Weymouth: “They were as adept as any of the boys were – that’s the incredible thing. The drumming might not have been pleasing to you, Chris, but I think they got very good. They didn’t give up.”
Frantz: “No, they didn't. In fact, Tina just played on Viv Albertine’s new album. It’s called The Vermillion Border.”
Frantz: “Truly a badass group of guys. They were pretty fearless. I think they were on the frontier, and not just because they lived in Michigan. I mean musically speaking, they were frontiersmen. Nobody was doing what they were doing back then.
“There were some of those Lenny Kaye garage rock bands that were pretty audacious and badass, but The Stooges, particularly with Iggy, turned the mother out.”

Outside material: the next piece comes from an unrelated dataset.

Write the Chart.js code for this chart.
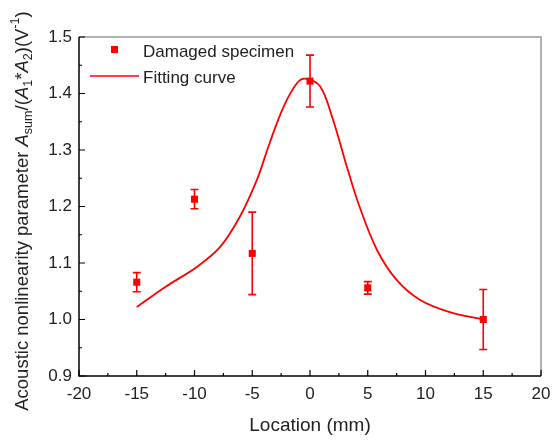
<!DOCTYPE html>
<html>
<head>
<meta charset="utf-8">
<script src="https://cdn.jsdelivr.net/npm/chart.js@4.4.1/dist/chart.umd.min.js"></script>
<style>
  html, body { margin: 0; padding: 0; background: #fff; }
  #wrap { width: 552px; height: 441px; }
</style>
</head>
<body>
<div id="wrap"><canvas id="chart" width="552" height="441"></canvas></div>
<script>
// measured points
const locations = [-15, -10, -5, 0, 5, 15]
const values = [1.066, 1.213, 1.117, 1.422, 1.056, 1.0]
const errors = [0.017, 0.017, 0.073, 0.046, 0.011, 0.053]

// fitting curve
const fitX = [-15, -12.5, -9.8, -7.8, -6.1, -4.6, -3.5, -2.3, -1.1, -0.3, 0.9, 2.0, 3.2, 4.3, 5.8, 7.5, 9.5, 12.1, 15]
const fitY = [1.022, 1.058, 1.093, 1.128, 1.181, 1.247, 1.312, 1.376, 1.419, 1.426, 1.412, 1.353, 1.27, 1.199, 1.123, 1.07, 1.035, 1.013, 1.0]

const xTicks = [-20, -15, -10, -5, 0, 5, 10, 15, 20]
const yTicks = [0.9, 1.0, 1.1, 1.2, 1.3, 1.4, 1.5]

const RED = '#ff0000'
const FONT = '"Liberation Sans", Arial, sans-serif'

function richText(ctx, parts, x, y, size) {
  // parts: [text, style] style: '', 'i', 'sub', 'sup'
  let cx = x
  parts.forEach(([t, s]) => {
    let sz = size, dy = 0, st = ''
    if (s === 'i') st = 'italic '
    if (s === 'sub') { sz = size * 0.68; dy = size * 0.3 }
    if (s === 'sup') { sz = size * 0.68; dy = -size * 0.4 }
    ctx.font = st + sz + 'px ' + FONT
    ctx.fillText(t, cx, y + dy)
    cx += ctx.measureText(t).width
  })
  return cx - x
}

function measureRich(ctx, parts, size) {
  let w = 0
  parts.forEach(([t, s]) => {
    let sz = (s === 'sub' || s === 'sup') ? size * 0.68 : size
    ctx.font = (s === 'i' ? 'italic ' : '') + sz + 'px ' + FONT
    w += ctx.measureText(t).width
  })
  return w
}

const decorPlugin = {
  id: 'decor',
  afterDatasetsDraw(chart) {
    const ctx = chart.ctx
    const xs = chart.scales.x, ys = chart.scales.y

    // error bars
    ctx.save()
    ctx.strokeStyle = RED
    ctx.lineWidth = 1.6
    locations.forEach((loc, i) => {
      const px = xs.getPixelForValue(loc)
      const top = ys.getPixelForValue(values[i] + errors[i])
      const bot = ys.getPixelForValue(values[i] - errors[i])
      ctx.beginPath()
      ctx.moveTo(px, top); ctx.lineTo(px, bot)
      ctx.moveTo(px - 4, top); ctx.lineTo(px + 4, top)
      ctx.moveTo(px - 4, bot); ctx.lineTo(px + 4, bot)
      ctx.stroke()
    })
    ctx.restore()
  },
  afterDraw(chart) {
    const ctx = chart.ctx
    const xs = chart.scales.x, ys = chart.scales.y
    const a = chart.chartArea
    ctx.save()

    // frame
    ctx.strokeStyle = '#9a9a9a'
    ctx.lineWidth = 1.5
    ctx.beginPath()
    ctx.moveTo(a.left, a.top); ctx.lineTo(a.right, a.top); ctx.lineTo(a.right, a.bottom)
    ctx.stroke()
    ctx.strokeStyle = '#000'
    ctx.beginPath()
    ctx.moveTo(a.left, a.top); ctx.lineTo(a.left, a.bottom); ctx.lineTo(a.right, a.bottom)
    ctx.stroke()

    // inward ticks
    ctx.lineWidth = 1.2
    ctx.beginPath()
    for (let v = -20; v <= 20; v += 2.5) {
      const px = xs.getPixelForValue(v)
      const len = (v % 5 === 0) ? 6 : 3
      ctx.moveTo(px, a.bottom); ctx.lineTo(px, a.bottom - len)
    }
    for (let k = 0; k <= 12; k++) {
      const v = 0.9 + k * 0.05
      const py = ys.getPixelForValue(v)
      const len = (k % 2 === 0) ? 6 : 3
      ctx.moveTo(a.left, py); ctx.lineTo(a.left + len, py)
    }
    ctx.stroke()

    // legend
    ctx.fillStyle = RED
    ctx.fillRect(111, 46, 7, 7)
    ctx.strokeStyle = RED
    ctx.lineWidth = 1.6
    ctx.beginPath()
    ctx.moveTo(90, 76); ctx.lineTo(139, 76)
    ctx.stroke()
    ctx.fillStyle = '#222'
    ctx.font = '17px ' + FONT
    ctx.textBaseline = 'middle'
    ctx.textAlign = 'left'
    ctx.fillText('Damaged specimen', 143, 52)
    ctx.fillText('Fitting curve', 143, 78)

    // x title
    ctx.textAlign = 'center'
    ctx.font = '19px ' + FONT
    ctx.fillText('Location (mm)', (a.left + a.right) / 2, 426)

    // y title with subscripts
    const parts = [
      ['Acoustic nonlinearity parameter ', ''], ['A', 'i'], ['sum', 'sub'],
      ['/(', ''], ['A', 'i'], ['1', 'sub'], ['*', ''], ['A', 'i'], ['2', 'sub'],
      [')(V', ''], ['-1', 'sup'], [')', '']
    ]
    const size = 18.5
    const w = measureRich(ctx, parts, size)
    ctx.translate(23, 211)
    ctx.rotate(-Math.PI / 2)
    ctx.textAlign = 'left'
    richText(ctx, parts, -w / 2, 0, size)
    ctx.restore()
  }
}

new Chart(document.getElementById('chart'), {
  type: 'scatter',
  data: {
    datasets: [
      {
        label: 'Fitting curve',
        data: fitX.map((x, i) => ({ x, y: fitY[i] })),
        showLine: true,
        borderColor: RED,
        borderWidth: 1.8,
        pointRadius: 0,
        tension: 0.35,
        fill: false
      },
      {
        label: 'Damaged specimen',
        data: locations.map((x, i) => ({ x, y: values[i] })),
        pointStyle: 'rect',
        pointRadius: 5,
        backgroundColor: RED,
        borderColor: RED,
        borderWidth: 0
      }
    ]
  },
  options: {
    responsive: false,
    animation: false,
    layout: { padding: { top: 37, right: 11, left: 0, bottom: 0 } },
    plugins: { legend: { display: false }, tooltip: { enabled: false } },
    scales: {
      x: {
        type: 'linear',
        min: -20, max: 20,
        afterBuildTicks: s => { s.ticks = xTicks.map(v => ({ value: v })) },
        afterFit: s => { s.height = 65; s.paddingLeft = 0; s.paddingRight = 0 },
        grid: { display: false, drawTicks: false },
        border: { display: false },
        ticks: { color: '#222', font: { family: FONT, size: 17 }, padding: 8, maxRotation: 0 }
      },
      y: {
        type: 'linear',
        min: 0.9, max: 1.5,
        afterBuildTicks: s => { s.ticks = yTicks.map(v => ({ value: v })) },
        afterFit: s => { s.width = 79; s.paddingTop = 0; s.paddingBottom = 0 },
        grid: { display: false, drawTicks: false },
        border: { display: false },
        ticks: {
          color: '#222', font: { family: FONT, size: 17 }, padding: 7,
          callback: v => v.toFixed(1)
        }
      }
    }
  },
  plugins: [decorPlugin]
})
</script>
</body>
</html>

Weymouth: “I love The Stooges not just for their rhythm but for their great sense of arrangements. The lyrics to their songs are absolutely unforgettable. Very sharp songwriting.”
Frantz: “They didn’t get a lot of acclaim in America, but they were huge in England and Europe; in fact, they were bigger than a lot of the other bands. They had songs that even got played on the radio, which was pretty amazing for punk bands at the time.
“They had this guy in the band, Jean-Jacques, and he drove the girls crazy because they all thought he was so sexy. He was very good looking, I admit. I remember he even posed nude on the cover of NME, so there you go [laughs]. They had this one song called Peaches that I liked a lot. It’s got the line ‘Walking on the beaches, looking at the peaches.’” [Laughs]
Weymouth: “I never got to know them at all, but we did play some shows with them. They were real crowd-pleasers in terms of a headlining band with lots of punk power.”